Data supplied:
##############################
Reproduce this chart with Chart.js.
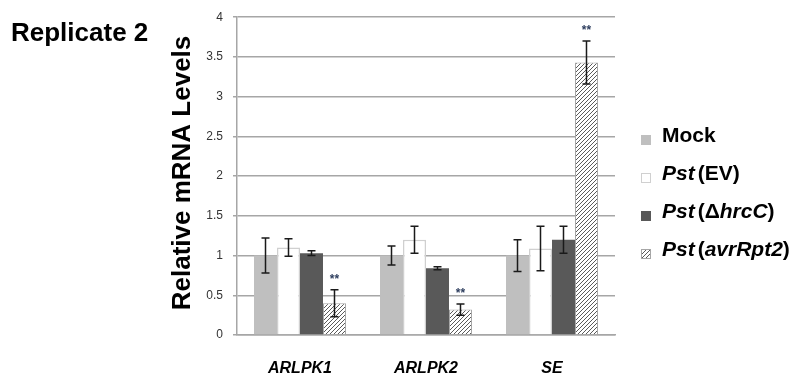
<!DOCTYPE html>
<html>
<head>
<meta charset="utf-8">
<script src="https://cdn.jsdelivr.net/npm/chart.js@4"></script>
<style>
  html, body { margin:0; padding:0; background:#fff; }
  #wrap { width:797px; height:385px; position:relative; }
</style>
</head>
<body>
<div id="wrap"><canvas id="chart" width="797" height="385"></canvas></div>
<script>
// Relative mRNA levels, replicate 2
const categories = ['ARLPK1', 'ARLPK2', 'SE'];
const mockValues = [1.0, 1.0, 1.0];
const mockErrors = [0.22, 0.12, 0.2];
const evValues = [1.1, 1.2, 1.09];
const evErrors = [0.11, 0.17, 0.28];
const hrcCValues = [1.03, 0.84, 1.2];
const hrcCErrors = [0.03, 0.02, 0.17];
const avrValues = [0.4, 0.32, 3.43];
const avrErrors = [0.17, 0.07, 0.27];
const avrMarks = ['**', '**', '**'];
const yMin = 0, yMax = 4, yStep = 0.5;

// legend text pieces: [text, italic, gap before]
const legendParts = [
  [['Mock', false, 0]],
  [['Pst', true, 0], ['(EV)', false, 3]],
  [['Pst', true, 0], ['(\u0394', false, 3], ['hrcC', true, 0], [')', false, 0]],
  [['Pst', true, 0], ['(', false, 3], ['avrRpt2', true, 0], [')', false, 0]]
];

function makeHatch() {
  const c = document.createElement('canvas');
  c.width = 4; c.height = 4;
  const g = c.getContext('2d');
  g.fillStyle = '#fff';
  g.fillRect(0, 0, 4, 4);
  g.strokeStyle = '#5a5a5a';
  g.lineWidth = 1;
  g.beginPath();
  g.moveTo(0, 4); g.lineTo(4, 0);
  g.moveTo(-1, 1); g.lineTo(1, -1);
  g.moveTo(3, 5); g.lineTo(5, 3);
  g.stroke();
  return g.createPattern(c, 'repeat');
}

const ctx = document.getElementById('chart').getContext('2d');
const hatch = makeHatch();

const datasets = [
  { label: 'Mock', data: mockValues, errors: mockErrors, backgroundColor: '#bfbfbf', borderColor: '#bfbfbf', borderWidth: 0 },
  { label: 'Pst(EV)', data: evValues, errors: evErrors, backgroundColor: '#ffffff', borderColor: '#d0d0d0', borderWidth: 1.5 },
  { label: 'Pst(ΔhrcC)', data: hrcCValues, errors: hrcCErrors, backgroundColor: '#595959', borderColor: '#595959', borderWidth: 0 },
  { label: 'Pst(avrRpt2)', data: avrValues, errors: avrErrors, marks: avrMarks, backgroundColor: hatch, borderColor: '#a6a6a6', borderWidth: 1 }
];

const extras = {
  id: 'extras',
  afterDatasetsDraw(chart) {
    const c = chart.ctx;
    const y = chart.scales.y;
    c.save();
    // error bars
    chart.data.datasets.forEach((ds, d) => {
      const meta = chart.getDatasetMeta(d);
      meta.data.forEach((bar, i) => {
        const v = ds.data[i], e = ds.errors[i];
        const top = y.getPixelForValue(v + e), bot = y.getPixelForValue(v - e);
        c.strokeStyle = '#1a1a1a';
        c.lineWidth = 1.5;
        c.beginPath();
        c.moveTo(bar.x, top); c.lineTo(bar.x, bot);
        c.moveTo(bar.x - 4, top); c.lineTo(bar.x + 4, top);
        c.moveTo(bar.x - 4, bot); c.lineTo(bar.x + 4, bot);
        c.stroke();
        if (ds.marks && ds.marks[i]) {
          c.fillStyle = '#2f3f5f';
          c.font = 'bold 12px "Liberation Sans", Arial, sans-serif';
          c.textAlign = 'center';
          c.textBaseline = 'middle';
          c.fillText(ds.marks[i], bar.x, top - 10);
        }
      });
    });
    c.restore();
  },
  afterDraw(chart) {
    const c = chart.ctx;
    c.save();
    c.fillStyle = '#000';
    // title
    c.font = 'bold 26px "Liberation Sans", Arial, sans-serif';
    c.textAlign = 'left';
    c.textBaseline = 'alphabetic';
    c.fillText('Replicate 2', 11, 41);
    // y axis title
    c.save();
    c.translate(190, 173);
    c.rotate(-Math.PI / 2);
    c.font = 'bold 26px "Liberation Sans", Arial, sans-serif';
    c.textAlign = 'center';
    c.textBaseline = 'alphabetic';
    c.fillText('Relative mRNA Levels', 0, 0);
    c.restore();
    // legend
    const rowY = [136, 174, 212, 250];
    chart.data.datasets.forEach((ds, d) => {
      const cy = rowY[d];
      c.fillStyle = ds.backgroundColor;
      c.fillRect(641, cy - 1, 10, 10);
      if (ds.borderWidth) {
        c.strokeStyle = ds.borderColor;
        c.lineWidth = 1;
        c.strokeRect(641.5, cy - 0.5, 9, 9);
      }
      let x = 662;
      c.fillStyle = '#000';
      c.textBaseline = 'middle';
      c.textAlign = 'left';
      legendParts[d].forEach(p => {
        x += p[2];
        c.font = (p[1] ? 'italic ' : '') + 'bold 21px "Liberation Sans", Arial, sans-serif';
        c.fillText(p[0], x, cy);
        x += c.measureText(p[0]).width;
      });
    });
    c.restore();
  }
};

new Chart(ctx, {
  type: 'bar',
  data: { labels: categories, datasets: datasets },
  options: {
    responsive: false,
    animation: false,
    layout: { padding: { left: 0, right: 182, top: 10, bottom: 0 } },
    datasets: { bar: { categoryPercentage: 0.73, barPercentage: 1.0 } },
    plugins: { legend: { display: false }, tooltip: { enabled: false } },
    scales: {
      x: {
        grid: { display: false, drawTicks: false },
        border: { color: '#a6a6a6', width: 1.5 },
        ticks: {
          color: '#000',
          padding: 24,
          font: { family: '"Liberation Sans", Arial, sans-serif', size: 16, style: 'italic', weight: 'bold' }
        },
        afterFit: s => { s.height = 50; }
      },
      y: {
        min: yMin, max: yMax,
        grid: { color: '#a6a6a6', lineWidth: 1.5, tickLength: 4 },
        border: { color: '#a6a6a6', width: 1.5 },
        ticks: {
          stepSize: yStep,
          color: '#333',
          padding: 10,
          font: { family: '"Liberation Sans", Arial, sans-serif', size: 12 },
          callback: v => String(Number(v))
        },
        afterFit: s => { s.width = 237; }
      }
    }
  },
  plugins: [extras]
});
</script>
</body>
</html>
##############################
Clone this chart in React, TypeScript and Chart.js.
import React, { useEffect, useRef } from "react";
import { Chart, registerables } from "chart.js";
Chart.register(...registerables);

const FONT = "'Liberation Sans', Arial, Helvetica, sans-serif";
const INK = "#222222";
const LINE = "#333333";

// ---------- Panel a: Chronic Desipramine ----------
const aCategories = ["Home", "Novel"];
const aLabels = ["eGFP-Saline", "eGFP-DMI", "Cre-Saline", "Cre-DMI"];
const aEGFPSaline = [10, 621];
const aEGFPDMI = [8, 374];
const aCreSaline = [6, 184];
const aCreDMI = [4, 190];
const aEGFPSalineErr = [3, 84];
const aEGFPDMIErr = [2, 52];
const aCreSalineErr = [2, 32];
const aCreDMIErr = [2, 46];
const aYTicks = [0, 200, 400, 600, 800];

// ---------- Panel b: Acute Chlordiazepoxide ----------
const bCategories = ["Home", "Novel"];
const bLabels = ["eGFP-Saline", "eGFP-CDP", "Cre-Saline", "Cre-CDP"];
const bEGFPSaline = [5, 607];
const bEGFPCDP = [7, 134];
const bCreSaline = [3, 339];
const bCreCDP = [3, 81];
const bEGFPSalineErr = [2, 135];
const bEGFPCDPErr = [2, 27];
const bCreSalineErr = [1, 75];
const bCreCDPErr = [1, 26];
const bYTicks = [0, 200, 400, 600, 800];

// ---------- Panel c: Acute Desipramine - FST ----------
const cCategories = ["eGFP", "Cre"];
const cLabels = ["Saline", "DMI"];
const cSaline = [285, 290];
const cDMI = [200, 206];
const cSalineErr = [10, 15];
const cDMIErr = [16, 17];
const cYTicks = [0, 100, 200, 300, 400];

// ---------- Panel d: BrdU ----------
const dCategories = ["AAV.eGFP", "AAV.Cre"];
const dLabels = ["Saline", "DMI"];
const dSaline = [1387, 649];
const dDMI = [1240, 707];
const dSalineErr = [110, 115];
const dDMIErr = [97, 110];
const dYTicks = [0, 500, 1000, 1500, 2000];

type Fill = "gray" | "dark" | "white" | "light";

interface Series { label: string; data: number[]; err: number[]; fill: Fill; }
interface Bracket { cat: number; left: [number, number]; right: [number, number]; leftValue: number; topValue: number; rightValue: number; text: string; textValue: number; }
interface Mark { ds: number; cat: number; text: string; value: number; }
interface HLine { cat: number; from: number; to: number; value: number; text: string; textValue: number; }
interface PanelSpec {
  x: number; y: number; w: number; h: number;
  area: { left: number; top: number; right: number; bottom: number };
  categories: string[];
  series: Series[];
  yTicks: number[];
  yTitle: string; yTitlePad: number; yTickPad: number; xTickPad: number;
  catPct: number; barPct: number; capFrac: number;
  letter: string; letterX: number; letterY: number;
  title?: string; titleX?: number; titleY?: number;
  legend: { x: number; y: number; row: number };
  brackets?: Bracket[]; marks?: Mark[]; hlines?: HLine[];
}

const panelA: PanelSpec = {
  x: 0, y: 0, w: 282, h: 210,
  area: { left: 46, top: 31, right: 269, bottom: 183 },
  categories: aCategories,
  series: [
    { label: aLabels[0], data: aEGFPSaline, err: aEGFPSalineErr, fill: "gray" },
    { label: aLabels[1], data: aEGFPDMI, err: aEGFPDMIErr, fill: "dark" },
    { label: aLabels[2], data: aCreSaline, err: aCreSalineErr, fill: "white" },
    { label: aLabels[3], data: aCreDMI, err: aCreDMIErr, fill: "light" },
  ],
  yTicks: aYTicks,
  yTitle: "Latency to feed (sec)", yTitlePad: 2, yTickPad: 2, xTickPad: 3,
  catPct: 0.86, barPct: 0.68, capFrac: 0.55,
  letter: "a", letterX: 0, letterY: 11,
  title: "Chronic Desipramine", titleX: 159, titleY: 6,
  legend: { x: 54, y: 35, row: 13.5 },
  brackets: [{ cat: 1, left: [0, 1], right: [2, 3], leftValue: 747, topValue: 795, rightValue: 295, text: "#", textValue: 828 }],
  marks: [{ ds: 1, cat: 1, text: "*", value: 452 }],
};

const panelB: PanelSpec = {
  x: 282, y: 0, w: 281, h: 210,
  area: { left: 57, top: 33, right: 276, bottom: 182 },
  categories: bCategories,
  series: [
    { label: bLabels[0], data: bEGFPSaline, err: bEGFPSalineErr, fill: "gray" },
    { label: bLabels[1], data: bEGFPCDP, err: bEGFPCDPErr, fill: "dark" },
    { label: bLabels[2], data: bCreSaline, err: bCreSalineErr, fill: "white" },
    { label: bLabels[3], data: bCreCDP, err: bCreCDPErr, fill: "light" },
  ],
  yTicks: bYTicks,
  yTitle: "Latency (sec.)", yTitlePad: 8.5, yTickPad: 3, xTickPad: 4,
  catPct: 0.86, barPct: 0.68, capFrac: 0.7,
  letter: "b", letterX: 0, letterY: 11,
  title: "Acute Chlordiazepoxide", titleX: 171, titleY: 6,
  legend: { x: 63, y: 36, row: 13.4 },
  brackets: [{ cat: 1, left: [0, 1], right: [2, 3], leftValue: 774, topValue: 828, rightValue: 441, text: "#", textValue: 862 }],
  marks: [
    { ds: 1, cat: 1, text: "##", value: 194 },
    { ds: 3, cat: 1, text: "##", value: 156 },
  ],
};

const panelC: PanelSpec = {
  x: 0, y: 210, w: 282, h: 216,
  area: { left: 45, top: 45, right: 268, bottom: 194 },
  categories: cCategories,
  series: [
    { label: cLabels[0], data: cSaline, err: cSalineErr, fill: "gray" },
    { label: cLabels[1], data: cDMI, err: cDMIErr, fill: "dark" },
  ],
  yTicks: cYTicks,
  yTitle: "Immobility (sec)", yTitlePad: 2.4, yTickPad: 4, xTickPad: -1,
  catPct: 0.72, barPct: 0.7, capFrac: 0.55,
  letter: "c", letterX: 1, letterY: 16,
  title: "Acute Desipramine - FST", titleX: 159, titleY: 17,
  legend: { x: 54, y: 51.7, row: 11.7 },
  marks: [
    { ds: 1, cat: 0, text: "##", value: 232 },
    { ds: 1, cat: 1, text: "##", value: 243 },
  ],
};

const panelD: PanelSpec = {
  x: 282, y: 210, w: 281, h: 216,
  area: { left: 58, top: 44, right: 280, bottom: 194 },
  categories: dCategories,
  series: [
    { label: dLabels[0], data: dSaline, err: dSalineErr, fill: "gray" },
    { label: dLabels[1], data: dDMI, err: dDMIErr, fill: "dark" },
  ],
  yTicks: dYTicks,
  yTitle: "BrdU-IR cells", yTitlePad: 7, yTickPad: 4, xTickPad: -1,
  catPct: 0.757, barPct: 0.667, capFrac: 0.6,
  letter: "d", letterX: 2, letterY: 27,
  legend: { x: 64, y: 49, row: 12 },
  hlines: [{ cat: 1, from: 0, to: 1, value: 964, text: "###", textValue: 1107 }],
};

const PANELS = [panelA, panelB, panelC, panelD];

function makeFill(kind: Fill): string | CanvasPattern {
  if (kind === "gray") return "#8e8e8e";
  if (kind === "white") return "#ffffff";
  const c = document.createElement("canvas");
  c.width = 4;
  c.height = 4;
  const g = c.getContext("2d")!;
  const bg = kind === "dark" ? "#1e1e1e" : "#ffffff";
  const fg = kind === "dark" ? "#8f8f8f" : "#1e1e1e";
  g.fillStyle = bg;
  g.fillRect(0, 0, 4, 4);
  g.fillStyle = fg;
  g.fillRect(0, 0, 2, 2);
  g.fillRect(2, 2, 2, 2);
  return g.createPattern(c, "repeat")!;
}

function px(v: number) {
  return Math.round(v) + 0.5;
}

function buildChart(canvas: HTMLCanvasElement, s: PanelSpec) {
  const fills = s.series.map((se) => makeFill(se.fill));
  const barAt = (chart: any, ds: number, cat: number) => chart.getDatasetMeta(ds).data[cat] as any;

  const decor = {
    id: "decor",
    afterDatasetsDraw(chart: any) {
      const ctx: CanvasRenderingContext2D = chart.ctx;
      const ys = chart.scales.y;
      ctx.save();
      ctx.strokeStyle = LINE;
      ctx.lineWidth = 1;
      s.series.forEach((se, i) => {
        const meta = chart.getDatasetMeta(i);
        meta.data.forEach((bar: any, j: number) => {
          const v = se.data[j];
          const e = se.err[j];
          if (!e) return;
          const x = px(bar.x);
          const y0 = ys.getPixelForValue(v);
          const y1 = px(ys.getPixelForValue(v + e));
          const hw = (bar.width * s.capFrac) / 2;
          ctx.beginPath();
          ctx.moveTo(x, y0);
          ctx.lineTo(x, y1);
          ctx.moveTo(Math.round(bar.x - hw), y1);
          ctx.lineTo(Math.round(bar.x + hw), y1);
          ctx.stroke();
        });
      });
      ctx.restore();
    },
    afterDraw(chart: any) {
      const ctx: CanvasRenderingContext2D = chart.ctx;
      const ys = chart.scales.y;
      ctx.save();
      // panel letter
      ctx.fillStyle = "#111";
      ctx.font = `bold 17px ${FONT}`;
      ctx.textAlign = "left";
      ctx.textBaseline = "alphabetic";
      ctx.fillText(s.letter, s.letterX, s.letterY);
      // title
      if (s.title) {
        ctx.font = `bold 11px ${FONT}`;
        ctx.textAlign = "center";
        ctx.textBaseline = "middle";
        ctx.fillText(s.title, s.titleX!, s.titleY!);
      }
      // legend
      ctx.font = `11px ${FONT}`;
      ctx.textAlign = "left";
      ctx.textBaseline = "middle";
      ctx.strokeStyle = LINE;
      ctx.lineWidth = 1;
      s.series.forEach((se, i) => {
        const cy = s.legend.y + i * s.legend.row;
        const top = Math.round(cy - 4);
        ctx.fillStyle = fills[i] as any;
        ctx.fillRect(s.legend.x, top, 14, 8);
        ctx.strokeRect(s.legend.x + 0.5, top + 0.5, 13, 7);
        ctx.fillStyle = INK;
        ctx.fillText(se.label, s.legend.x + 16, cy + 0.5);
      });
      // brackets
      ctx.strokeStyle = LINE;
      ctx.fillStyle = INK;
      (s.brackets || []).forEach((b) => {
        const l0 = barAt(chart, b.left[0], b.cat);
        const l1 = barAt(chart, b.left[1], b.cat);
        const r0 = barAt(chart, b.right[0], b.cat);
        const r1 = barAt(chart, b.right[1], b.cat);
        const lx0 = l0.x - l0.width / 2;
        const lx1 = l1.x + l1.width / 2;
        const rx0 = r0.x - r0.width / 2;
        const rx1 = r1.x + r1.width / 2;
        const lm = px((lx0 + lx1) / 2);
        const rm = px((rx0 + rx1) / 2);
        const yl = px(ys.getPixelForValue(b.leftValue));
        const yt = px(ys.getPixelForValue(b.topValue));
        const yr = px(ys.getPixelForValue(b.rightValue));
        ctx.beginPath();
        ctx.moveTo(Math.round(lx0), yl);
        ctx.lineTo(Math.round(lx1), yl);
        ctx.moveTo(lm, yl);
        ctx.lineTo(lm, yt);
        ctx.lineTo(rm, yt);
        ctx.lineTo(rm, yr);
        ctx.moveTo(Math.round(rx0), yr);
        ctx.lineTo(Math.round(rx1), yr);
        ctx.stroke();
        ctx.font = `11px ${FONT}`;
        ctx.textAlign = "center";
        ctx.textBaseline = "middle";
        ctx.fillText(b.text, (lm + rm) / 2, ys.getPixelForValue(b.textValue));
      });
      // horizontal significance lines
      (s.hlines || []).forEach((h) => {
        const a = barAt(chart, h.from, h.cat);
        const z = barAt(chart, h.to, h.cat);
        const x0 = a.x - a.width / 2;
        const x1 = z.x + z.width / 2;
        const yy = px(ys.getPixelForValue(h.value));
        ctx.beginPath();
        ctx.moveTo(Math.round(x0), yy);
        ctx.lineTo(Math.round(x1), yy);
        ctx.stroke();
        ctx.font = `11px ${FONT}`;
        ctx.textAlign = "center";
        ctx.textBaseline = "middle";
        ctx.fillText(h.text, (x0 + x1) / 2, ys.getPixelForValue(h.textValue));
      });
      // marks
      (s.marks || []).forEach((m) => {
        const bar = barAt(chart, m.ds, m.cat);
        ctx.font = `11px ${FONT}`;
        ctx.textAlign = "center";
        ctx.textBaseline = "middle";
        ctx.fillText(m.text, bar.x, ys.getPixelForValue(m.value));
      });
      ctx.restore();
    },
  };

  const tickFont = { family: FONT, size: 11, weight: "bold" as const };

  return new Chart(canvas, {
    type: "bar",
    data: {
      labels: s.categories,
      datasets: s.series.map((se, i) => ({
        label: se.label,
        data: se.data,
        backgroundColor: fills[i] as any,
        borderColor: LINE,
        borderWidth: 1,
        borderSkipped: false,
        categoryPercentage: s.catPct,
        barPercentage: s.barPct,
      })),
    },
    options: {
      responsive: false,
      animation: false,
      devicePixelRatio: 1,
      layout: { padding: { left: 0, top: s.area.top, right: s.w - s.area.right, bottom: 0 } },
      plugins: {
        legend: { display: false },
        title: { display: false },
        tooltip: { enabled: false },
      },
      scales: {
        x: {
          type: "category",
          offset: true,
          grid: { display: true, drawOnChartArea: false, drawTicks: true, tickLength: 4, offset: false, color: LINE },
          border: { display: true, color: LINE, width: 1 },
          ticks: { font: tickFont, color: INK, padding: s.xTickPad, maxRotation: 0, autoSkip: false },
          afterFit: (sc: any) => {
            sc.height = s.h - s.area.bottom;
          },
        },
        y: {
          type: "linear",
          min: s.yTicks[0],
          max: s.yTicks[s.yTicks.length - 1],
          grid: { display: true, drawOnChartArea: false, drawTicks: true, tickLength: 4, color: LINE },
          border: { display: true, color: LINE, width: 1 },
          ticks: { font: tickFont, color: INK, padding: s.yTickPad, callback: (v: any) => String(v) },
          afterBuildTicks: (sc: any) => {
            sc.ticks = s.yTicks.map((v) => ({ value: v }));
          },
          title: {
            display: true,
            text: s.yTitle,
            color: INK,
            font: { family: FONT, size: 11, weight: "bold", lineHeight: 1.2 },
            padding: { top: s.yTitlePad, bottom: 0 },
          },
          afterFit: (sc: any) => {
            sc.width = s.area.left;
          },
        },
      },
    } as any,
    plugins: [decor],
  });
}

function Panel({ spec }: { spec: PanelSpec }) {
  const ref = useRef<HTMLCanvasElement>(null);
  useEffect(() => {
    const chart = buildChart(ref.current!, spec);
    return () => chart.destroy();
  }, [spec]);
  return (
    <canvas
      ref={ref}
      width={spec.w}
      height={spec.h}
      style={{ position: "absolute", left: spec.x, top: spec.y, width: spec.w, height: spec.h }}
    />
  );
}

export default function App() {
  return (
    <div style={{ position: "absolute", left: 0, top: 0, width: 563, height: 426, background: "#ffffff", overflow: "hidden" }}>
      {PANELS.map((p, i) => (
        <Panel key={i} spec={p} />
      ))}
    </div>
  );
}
##############################
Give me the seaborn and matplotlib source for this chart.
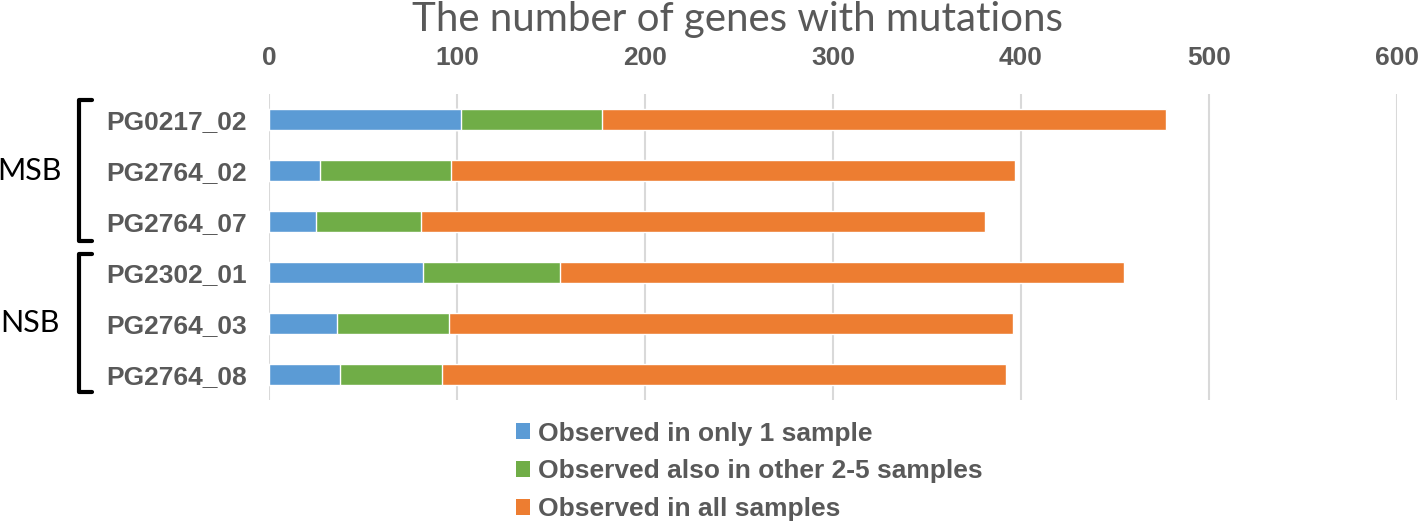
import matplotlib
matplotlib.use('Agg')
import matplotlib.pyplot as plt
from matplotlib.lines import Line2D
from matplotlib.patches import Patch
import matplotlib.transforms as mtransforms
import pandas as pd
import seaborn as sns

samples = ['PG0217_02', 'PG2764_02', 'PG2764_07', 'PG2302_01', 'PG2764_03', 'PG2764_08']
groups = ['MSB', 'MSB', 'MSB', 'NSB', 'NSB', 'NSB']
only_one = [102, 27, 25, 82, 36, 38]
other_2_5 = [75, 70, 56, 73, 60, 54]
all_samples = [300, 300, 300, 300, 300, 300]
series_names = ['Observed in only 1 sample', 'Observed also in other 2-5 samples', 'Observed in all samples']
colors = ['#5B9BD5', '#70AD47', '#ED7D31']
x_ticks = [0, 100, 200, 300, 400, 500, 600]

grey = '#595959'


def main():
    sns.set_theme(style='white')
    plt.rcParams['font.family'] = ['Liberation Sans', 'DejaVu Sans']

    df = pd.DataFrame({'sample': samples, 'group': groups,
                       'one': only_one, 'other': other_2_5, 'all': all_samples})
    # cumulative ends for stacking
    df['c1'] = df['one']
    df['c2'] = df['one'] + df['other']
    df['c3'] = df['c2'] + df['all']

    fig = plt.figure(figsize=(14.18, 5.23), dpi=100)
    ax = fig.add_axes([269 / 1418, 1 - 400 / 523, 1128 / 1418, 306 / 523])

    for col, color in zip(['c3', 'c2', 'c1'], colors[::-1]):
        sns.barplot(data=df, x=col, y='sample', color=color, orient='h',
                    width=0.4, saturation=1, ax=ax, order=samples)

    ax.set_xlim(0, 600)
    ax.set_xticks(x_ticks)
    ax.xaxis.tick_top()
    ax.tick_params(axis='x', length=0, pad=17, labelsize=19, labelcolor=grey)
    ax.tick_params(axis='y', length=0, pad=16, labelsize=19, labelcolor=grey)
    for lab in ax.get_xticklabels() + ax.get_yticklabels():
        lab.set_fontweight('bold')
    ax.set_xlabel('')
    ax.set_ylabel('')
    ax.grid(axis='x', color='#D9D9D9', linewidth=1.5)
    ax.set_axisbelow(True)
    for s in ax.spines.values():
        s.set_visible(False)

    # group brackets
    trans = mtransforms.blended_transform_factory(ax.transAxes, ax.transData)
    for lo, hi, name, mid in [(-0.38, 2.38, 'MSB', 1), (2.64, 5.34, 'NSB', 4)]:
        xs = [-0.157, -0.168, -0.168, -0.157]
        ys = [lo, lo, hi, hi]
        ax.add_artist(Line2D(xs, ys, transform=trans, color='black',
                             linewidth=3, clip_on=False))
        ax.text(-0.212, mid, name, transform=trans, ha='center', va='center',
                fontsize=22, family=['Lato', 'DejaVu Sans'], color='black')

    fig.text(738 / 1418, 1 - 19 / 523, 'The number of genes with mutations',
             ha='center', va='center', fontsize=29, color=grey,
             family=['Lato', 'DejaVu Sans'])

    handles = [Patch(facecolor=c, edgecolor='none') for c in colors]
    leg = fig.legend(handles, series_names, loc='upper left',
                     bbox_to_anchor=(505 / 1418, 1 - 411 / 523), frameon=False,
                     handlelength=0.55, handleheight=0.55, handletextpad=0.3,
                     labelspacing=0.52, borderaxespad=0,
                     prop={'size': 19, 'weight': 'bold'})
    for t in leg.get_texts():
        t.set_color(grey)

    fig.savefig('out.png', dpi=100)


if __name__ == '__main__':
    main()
##############################
What is required:
Extract exactly the lines running from the line containing "Give me the" to the line containing "df['c3'] = df['c2'] + df['all']", with both end lines included and all pictures left out.

Result of this exercise:
Give me the seaborn and matplotlib source for this chart.
import matplotlib
matplotlib.use('Agg')
import matplotlib.pyplot as plt
from matplotlib.lines import Line2D
from matplotlib.patches import Patch
import matplotlib.transforms as mtransforms
import pandas as pd
import seaborn as sns

samples = ['PG0217_02', 'PG2764_02', 'PG2764_07', 'PG2302_01', 'PG2764_03', 'PG2764_08']
groups = ['MSB', 'MSB', 'MSB', 'NSB', 'NSB', 'NSB']
only_one = [102, 27, 25, 82, 36, 38]
other_2_5 = [75, 70, 56, 73, 60, 54]
all_samples = [300, 300, 300, 300, 300, 300]
series_names = ['Observed in only 1 sample', 'Observed also in other 2-5 samples', 'Observed in all samples']
colors = ['#5B9BD5', '#70AD47', '#ED7D31']
x_ticks = [0, 100, 200, 300, 400, 500, 600]

grey = '#595959'


def main():
    sns.set_theme(style='white')
    plt.rcParams['font.family'] = ['Liberation Sans', 'DejaVu Sans']

    df = pd.DataFrame({'sample': samples, 'group': groups,
                       'one': only_one, 'other': other_2_5, 'all': all_samples})
    # cumulative ends for stacking
    df['c1'] = df['one']
    df['c2'] = df['one'] + df['other']
    df['c3'] = df['c2'] + df['all']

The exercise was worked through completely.